Читать «Мифогенная любовь каст (Том 2)» онлайн - страница 337

Павел Пепперштейн

- Я никого не убивал, - сказал он без выражения и не прикоснулся к рюмке.

- Как же! Подраспизделась роща золотая, - недоверчиво ощерился молодой.

- Значит, говоришь, не убивал? 

Вскинулся вдруг следачок с насеста. 

Ждет тебя, пацан, лесоповал,

Белый, как сибирская невеста.

И муде не посыпал песком

Тем песочком, теплым, прибалтийским?

И, прикрыв залупу туеском,

Не ебался с мишкой олимпийским?

Ничего, приедешь в Магадан,

Купишь там отдельную квартиру

Телевизор, чай, сортир, нарзан

По ебалу городу и миру!

На, кури. Чего там, не впервой.

Главное, шугайся Чиполлино.

Он пахан жестокий и крутой

Выставит в разы на буратино.

Чисто так. За желтые дела.

Пальцы веером, и все быки вприсядку.

Штопор в шорнике. Понтуйся: смык, смола.

А не то придется дуть в трехрядку.

Говори, что знаешь Селяви,

Шо ты в "Космосе" висишь на белом коксе.

И споют фонтаны о любви,

Завафлив твой шпейц в соленом боксе.

Говоришь: понятиев не знал.

На спецу зависнешь - растолкуют.

За дубком не харкай на журнал

Дед Мороз нехорошо шуткует.

Самый главный в зоне - Винни-Пух.

Закозлит своим слонопотамом:

Если сразу не испустишь дух,

Крикнешь "Брясь!" и станешь Мандельштамом.

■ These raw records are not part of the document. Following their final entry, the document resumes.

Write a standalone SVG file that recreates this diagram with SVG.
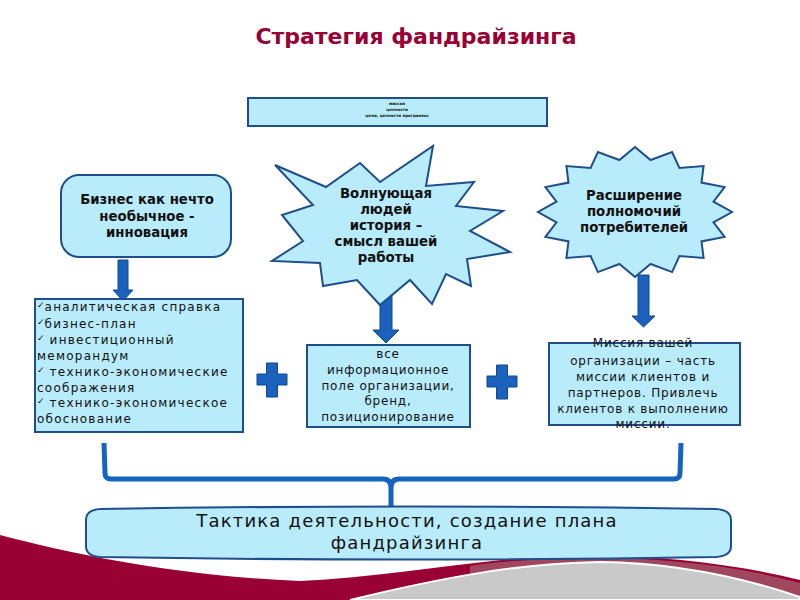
<svg xmlns="http://www.w3.org/2000/svg" width="800" height="600" viewBox="0 0 800 600">
<style>
.box{fill:#b9ecfa;stroke:#1f4e8c;stroke-width:2}
.arr{fill:#1a62be;stroke:#0f4a8a;stroke-width:1}
.b{font-family:"DejaVu Sans",sans-serif;font-weight:bold;font-size:13.3px;fill:#111;text-anchor:middle}
.n{font-family:"DejaVu Sans",sans-serif;font-size:12px;fill:#111;letter-spacing:0.8px}
.l{letter-spacing:1.25px}
.c{text-anchor:middle}
.ck{font-size:9px;letter-spacing:0}
</style>
<rect width="800" height="600" fill="#ffffff"/>
<g id="background">
<path d="M0,535 C80,556 180,576 300,581 C380,577 460,563 540,556 C650,552 740,565 800,580 L800,600 L0,600 Z" fill="#990033"/>
<path d="M470,566 C560,553 690,553 800,583 L800,600 L470,600 Z" fill="#a0475f"/>
<path d="M350,600 C440,578 520,563 600,562 C680,563 750,580 800,597 L800,600 Z" fill="#c9c9c9" stroke="#ffffff" stroke-width="2"/>
</g>
<text x="416" y="44" font-family="DejaVu Sans, sans-serif" font-weight="bold" font-size="22" fill="#990033" text-anchor="middle">Стратегия фандрайзинга</text>
<g id="mission">
<rect class="box" x="248" y="98" width="299" height="28"/>
<text font-family="DejaVu Sans, sans-serif" font-weight="bold" font-size="4" fill="#111" text-anchor="middle"><tspan x="397" y="105">миссия</tspan><tspan x="397" y="111">ценности</tspan><tspan x="397" y="117">цели, ценности программы</tspan></text>
</g>
<g id="connectors">
<path class="arr" d="M118,260 L128,260 L128,290 L133,290 L123,301 L113,290 L118,290 Z"/>
<path class="arr" d="M380,287 L392,287 L392,330 L399,330 L386,343 L373,330 L380,330 Z"/>
<path class="arr" d="M638,275 L649,275 L649,316 L655,316 L643.5,327 L632,316 L638,316 Z"/>
<path class="arr" d="M266.5,363 h11 v11 h9.5 v11 h-9.5 v12 h-11 v-12 h-9.5 v-11 h9.5 Z"/>
<path class="arr" d="M496.5,365 h11 v11 h9.5 v11 h-9.5 v12 h-11 v-12 h-9.5 v-11 h9.5 Z"/>
<path d="M104,443 L105,473 Q105,479 111,479 L383,479 Q391,479 391,488 L391,510 M391,488 Q391,479 399,479 L674,479 Q680,479 680,473 L681,443" fill="none" stroke="#1565c0" stroke-width="5" stroke-linejoin="round"/>
</g>
<g id="business">
<rect class="box" x="61" y="175" width="170" height="82" rx="18"/>
<text class="b"><tspan x="147" y="204">Бизнес как нечто</tspan><tspan x="147" y="221">необычное -</tspan><tspan x="147" y="237">инновация</tspan></text>
</g>
<g id="story">
<polygon class="box" points="275,165 326,187 360,163 380,182 433,146 426,186 474,182 456,206 503,211 470,231 510,252 467,259 471,286 446,274 432,304 410,280 380,305 357,280 323,286 320,263 272,261 303,241 282,215 313,205"/>
<text class="b"><tspan x="386" y="198">Волнующая</tspan><tspan x="386" y="214">людей</tspan><tspan x="386" y="230">история –</tspan><tspan x="386" y="246">смысл вашей</tspan><tspan x="386" y="262">работы</tspan></text>
</g>
<g id="empower">
<polygon class="box" points="635,147 650.6,160 672.1,152 679.4,167.9 703.6,166 701.5,182.6 724.6,187.1 713.5,201.7 732,212 713.5,222.3 724.6,236.9 701.5,241.4 703.6,258 679.4,256.1 672.1,272.1 650.6,264 635,277 619.4,264 597.9,272.1 590.6,256.1 566.4,258 568.5,241.4 545.4,236.9 556.5,222.3 538,212 556.5,201.7 545.4,187.1 568.5,182.6 566.4,166 590.6,167.9 597.9,152 619.4,160"/>
<text class="b"><tspan x="634" y="200">Расширение</tspan><tspan x="634" y="216">полномочий</tspan><tspan x="634" y="232">потребителей</tspan></text>
</g>
<g id="docs">
<rect class="box" x="35" y="299" width="208" height="133"/>
<text class="n l"><tspan x="37" y="311"><tspan class="ck" dy="-3">✓</tspan><tspan dy="3">аналитическая справка</tspan></tspan><tspan x="37" y="328"><tspan class="ck" dy="-3">✓</tspan><tspan dy="3">бизнес-план</tspan></tspan><tspan x="37" y="344"><tspan class="ck" dy="-3">✓</tspan><tspan dy="3"> инвестиционный</tspan></tspan><tspan x="37" y="360">меморандум</tspan><tspan x="37" y="376"><tspan class="ck" dy="-3">✓</tspan><tspan dy="3"> технико-экономические</tspan></tspan><tspan x="37" y="392">соображения</tspan><tspan x="37" y="407"><tspan class="ck" dy="-3">✓</tspan><tspan dy="3"> технико-экономическое</tspan></tspan><tspan x="37" y="423">обоснование</tspan></text>
</g>
<g id="info">
<rect class="box" x="307" y="345" width="163" height="82"/>
<text class="n c"><tspan x="388" y="358">все</tspan><tspan x="388" y="374">информационное</tspan><tspan x="388" y="390">поле организации,</tspan><tspan x="388" y="405">бренд,</tspan><tspan x="388" y="421">позиционирование</tspan></text>
</g>
<g id="mission-text">
<rect class="box" x="549" y="343" width="191" height="82"/>
<text class="n c"><tspan x="643" y="347">Миссия вашей</tspan><tspan x="643" y="365">организации – часть</tspan><tspan x="643" y="381">миссии клиентов и</tspan><tspan x="643" y="397">партнеров. Привлечь</tspan><tspan x="643" y="413">клиентов к выполнению</tspan><tspan x="643" y="428">миссии.</tspan></text>
</g>
<g id="tactics">
<path class="box" d="M100,509 Q408,504 716,509 Q731,510 731,520 L731,546 Q731,556 716,557 Q408,562 100,557 Q86,556 86,546 L86,520 Q86,510 100,509 Z"/>
<text font-family="DejaVu Sans, sans-serif" font-size="18" fill="#111" text-anchor="middle" letter-spacing="1.2"><tspan x="407" y="527">Тактика деятельности, создание плана</tspan><tspan x="407" y="549">фандрайзинга</tspan></text>
</g>
</svg>
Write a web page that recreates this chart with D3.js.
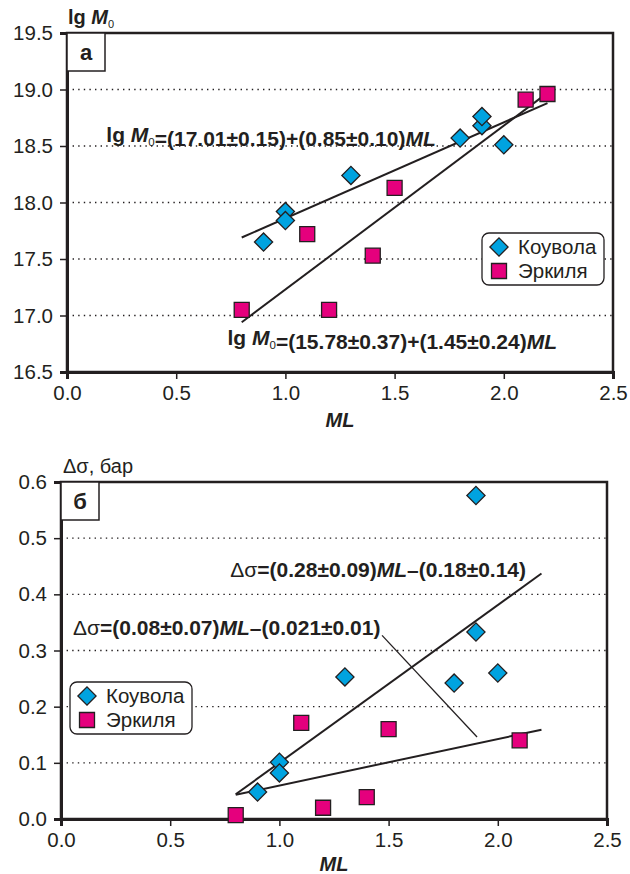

Чебурага подойдет в настрой

С корефаном Геной Крокодилом,

И шепнет Мурзилка: "Кумовской!",

Подмахнув абзац корявым шилом.

Дунаев механически поддерживал разговор с уголовниками, хорошо зная все правила такого разговора, но при этом думал о другом и чувствовал совсем другое. Он действительно остро ощущал Россию вокруг себя, чувствовал, как лежат улицы и площади Москвы за заиндевевшим окном ресторана, он понимал, что такое "мороз в Москве" и что означает "скоро Рождество" - еще совсем недавно это совсем ничего не значило, но православная Россия вдруг проступила из-под прежнего Советского Союза, и теперь действительно девушки в каракулевых шубках спешили к заутрене, и по-кустодиевски румянились их свежие лица, и на пути из церкви они смеялись и ели миндальные пирожные, торопясь домой, чтобы принять горячую ванну и затем другими способами скоротать время до ночи, когда придет черед идти на рейв и протанцевать там до утра. Дунаев думал о них и еще о многом.

Люди, с которыми он разговаривал, были ему насквозь понятны, он таких много видел и ясно понимал, что их в ближайшие дни убьют. Это казалось ему столь очевидным, как если бы даты их смертей были вышиты золотой нитью на воротничках их рубашек. Поэтому он не концентрировался на разговоре, взглядывал то в окно, на блестящий иней, то задумчиво пил зеленый чай из пиалы, украшенной изображением фениксов и бородатых драконов. Демонстративно он не прикасался к рюмке с водкой. Иногда окидывал взглядом просторный зал ресторана, довольно полный и оживленный, несмотря на утреннее время. За соседним столиком сидела компания в пять человек, все - немолодые мужчины, и явно тоже вели деловой разговор. Дунаеву достаточно было мельком взглянуть на них, чтобы понять, что дело у них ладится, и что дело для всех выгодное, и что по главным вопросам уже договорились и теперь улаживают детали. Двое из пяти иностранцы, еще один - переводчик и еще двое русских. Дело, скорее всего, шло о продаже за границу каких-то российских научных достижений или изобретений. Во всяком случае, оба русских выглядели как ученые или врачи: один лысый, смеющийся, другой - в очках с дымчатыми стеклами, седой, с угрюмо-усталым ртом.